Thursday, April 21, 2011

Would You Not Watch One Hour With Me?

One of my favorite memories in college was having the opportunity to attend Maundy Thursday Mass. My first experience with the traditional services, I was amazed to watch the priest actually washing the stinky feet of 12 young men of the parish. The humility of this act was astonishing. The gymnasium of the college was packed shoulder-to-shoulder, one could feel the "excitement" in the air that echoed what the Apostles may have felt during that Last Supper. The stripping of the decorated altar after Mass was striking. The bare and sudden coldness of the church was overwhelming. The Passion begins.

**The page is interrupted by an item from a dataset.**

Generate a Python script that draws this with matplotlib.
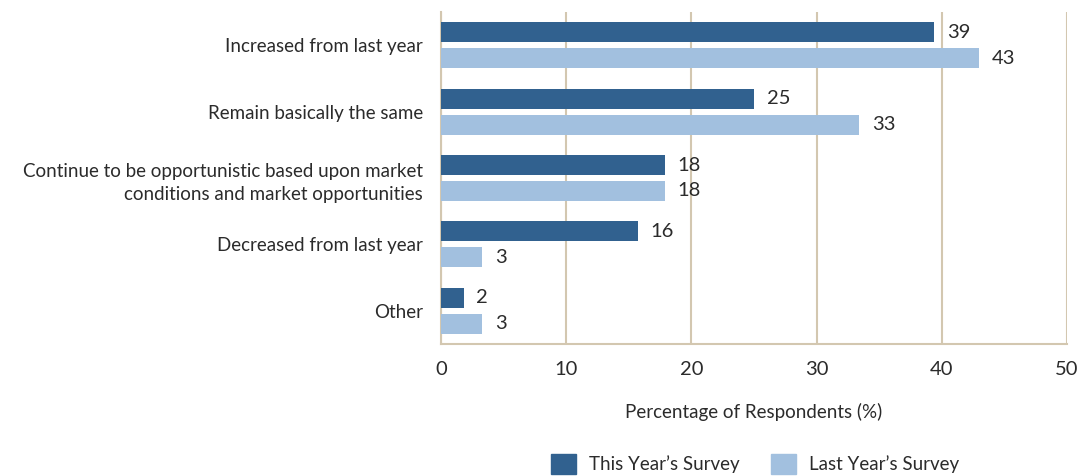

Immediately after Mass, hundreds of people filed out to walk solemnly to the chapel, which acted as an altar of repose for the Blessed Sacrament. This tradition stems from Our Lord asking "Could you not watch one hour with Me?"

This year, I am not fortunate enough to be able to attend Mass-- one more sacrifice to add to the till before Sunday! I was surprised to learn that there are even more Holy Thursday customs in other countries:

  •  Some faithful wake up in the middle of the night to make visits to keep a spiritual vigil in the Garden of Gethsemani with Jesus.
  • In Germany, Maundy Thursday is known as "Green Thursday" (Grundonnerstag), and the traditional foods are green vegetables and green salad, especially a spinach salad. 
  • In Latin countries, Jordan almonds ("confetti") are eaten today and also throughout Eastertide. 
  • When the Kings and Queens of England were Catholic, they would also wash the feet of 12 subjects,  as an example of service and humility. They would also give money to the poor on this day, a practice is said to have begun with St. Augustine of Canterbury in A.D. 597, and performed by Kings since Edward II. Today the footwashing isn't done (it was given up in the 18th c.), but a special coin called "Maundy Money" is minted and given to the selected elderly of a representative town.
On this day, a plenary indulgence can be gained by reciting the Tantum Ergo,
a hymn written by St. Thomas Aquinas.
Will you not watch one hour with Him?